Affiliation: University of Chicago

Casey B. Mulligan is a Professor in the Department of Economics. Mulligan first joined the University of Chicago in 1991 as a graduate student, and received his Ph.D. in Economics from the University of Chicago in 1993.

He has also served as a Visiting Professor teaching public economics at Harvard University, Clemson University, and Irving B. Harris Graduate School of Public Policy Studies at the University of Chicago.

Mulligan is author of the 1997 book Parental Priorities and Economic Inequality, which studies economic models of, and statistical evidence on, the intergenerational transmission of economic status. His recent research is concerned with capital and labor taxation, with particular emphasis on tax incidence and positive theories of public policy. His recent work includes Market Responses to the Panic of 2008 (a book-in-process with Chicago graduate student Luke Threinen) and published articles such as “Selection, Investment, and Women’s Relative Wages,” “Deadweight Costs and the Size of Government,” “Do Democracies have Different Public Policies than Nondemocracies?,” “The Extent of the Market and the Supply of Regulation,” “What do Aggregate Consumption Euler Equations Say about the Capital Income Tax Burden?,” and “Public Policies as Specification Errors.” Mulligan has reported on some of these results in the Chicago Tribune, the Chicago Sun-Times, the Wall Street Journal, and the New York Times.

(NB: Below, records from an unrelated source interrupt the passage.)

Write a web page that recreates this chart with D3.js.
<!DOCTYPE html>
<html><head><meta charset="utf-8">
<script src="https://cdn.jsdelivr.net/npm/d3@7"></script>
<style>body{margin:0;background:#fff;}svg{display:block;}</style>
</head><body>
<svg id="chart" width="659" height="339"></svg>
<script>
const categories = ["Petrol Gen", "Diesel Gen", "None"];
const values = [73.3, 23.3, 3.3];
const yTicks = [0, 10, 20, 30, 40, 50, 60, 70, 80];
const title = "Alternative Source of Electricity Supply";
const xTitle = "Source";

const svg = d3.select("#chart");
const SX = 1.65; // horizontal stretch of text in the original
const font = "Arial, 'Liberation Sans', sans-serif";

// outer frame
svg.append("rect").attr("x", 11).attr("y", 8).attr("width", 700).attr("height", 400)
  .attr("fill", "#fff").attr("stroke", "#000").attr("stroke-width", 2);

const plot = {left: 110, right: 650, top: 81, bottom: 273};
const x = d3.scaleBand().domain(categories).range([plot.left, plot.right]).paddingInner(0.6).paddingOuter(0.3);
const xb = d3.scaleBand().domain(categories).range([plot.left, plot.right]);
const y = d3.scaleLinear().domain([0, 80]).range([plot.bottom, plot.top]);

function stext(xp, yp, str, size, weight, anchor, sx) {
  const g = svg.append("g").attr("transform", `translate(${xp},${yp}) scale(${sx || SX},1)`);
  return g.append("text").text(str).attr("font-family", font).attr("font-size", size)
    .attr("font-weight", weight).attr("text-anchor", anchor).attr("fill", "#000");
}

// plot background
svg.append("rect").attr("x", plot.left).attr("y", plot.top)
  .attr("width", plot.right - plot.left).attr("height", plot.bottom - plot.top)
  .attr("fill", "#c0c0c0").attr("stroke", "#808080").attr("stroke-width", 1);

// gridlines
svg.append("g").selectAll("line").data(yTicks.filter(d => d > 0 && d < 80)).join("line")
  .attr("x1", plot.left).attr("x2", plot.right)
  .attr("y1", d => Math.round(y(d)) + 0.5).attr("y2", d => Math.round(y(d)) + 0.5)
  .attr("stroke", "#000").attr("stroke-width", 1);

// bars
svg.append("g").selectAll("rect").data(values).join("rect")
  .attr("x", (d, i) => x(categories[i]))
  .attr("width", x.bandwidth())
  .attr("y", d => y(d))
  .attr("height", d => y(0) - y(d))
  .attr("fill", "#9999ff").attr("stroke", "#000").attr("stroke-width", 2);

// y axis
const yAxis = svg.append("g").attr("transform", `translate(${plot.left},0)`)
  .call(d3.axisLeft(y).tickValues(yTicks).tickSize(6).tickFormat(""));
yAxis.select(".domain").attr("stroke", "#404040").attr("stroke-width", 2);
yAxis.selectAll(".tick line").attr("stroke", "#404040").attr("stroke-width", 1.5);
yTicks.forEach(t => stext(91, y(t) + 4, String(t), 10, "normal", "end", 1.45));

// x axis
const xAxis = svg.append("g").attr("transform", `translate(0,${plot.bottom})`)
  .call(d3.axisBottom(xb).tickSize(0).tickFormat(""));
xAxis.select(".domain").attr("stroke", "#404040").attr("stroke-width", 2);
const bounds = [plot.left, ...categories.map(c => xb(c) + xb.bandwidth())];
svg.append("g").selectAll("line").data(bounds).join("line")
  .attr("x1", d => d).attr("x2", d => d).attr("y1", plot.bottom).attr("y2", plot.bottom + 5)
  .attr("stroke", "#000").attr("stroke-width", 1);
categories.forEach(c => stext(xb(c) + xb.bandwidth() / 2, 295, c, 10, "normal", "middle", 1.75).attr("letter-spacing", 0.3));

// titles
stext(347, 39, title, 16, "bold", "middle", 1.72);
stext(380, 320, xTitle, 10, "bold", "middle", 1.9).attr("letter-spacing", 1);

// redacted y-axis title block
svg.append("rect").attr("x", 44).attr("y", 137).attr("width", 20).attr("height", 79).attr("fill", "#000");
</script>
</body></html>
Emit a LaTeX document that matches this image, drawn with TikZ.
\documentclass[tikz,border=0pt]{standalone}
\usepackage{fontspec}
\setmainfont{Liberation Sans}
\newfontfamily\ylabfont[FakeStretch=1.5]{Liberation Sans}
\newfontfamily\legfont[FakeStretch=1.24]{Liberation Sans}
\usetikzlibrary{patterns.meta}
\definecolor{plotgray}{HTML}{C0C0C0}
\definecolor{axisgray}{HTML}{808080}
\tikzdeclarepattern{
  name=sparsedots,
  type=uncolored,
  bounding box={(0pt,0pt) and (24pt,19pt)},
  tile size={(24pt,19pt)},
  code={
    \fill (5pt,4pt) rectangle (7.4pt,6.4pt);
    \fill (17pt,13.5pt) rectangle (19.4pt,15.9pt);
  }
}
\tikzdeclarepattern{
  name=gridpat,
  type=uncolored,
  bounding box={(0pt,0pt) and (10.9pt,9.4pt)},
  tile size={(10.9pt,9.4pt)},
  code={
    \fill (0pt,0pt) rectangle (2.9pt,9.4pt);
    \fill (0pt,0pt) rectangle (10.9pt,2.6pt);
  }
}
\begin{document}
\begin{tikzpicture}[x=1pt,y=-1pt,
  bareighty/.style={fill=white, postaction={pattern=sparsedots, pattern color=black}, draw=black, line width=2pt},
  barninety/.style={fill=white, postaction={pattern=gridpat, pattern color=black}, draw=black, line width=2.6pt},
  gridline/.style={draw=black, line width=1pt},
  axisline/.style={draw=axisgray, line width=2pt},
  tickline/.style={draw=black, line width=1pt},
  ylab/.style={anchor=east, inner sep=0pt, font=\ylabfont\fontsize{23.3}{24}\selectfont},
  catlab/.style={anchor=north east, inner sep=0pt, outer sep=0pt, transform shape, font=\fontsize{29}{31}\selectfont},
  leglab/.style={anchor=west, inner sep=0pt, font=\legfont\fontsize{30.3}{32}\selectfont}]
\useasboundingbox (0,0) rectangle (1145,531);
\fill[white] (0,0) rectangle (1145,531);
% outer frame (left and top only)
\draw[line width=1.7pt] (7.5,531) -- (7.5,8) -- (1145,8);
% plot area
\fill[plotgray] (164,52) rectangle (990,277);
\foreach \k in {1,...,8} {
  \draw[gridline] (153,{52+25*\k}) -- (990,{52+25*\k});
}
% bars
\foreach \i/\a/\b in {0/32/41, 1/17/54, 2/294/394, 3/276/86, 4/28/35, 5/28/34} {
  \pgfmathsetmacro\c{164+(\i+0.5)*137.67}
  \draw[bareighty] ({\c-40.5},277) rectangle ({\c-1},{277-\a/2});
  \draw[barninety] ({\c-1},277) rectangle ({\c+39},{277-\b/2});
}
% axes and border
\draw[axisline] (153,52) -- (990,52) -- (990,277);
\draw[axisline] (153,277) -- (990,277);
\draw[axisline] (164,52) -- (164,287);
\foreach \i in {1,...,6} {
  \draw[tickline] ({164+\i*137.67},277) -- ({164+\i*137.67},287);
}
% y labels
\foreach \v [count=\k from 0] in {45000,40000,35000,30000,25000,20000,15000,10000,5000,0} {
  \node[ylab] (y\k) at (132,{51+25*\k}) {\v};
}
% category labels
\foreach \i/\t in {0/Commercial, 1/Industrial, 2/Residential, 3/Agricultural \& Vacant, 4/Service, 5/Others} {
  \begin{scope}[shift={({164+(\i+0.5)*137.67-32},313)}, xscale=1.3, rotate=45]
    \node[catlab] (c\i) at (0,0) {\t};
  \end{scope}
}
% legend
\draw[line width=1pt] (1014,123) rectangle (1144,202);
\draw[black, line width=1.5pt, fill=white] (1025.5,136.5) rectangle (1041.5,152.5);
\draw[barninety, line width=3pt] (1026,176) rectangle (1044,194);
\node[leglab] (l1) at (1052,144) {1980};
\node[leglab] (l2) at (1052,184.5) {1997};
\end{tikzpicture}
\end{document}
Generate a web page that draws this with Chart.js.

He is affiliated with a number of professional organizations, including the National Bureau of Economic Research, the George J. Stigler Center for the Study of the Economy and the State, and the Population Research Center. He is also the recipient of numerous awards and fellowships, including those from the National Science Foundation, the Alfred P. Sloan Foundation, the Smith- Richardson Foundation, and the John M. Olin Foundation.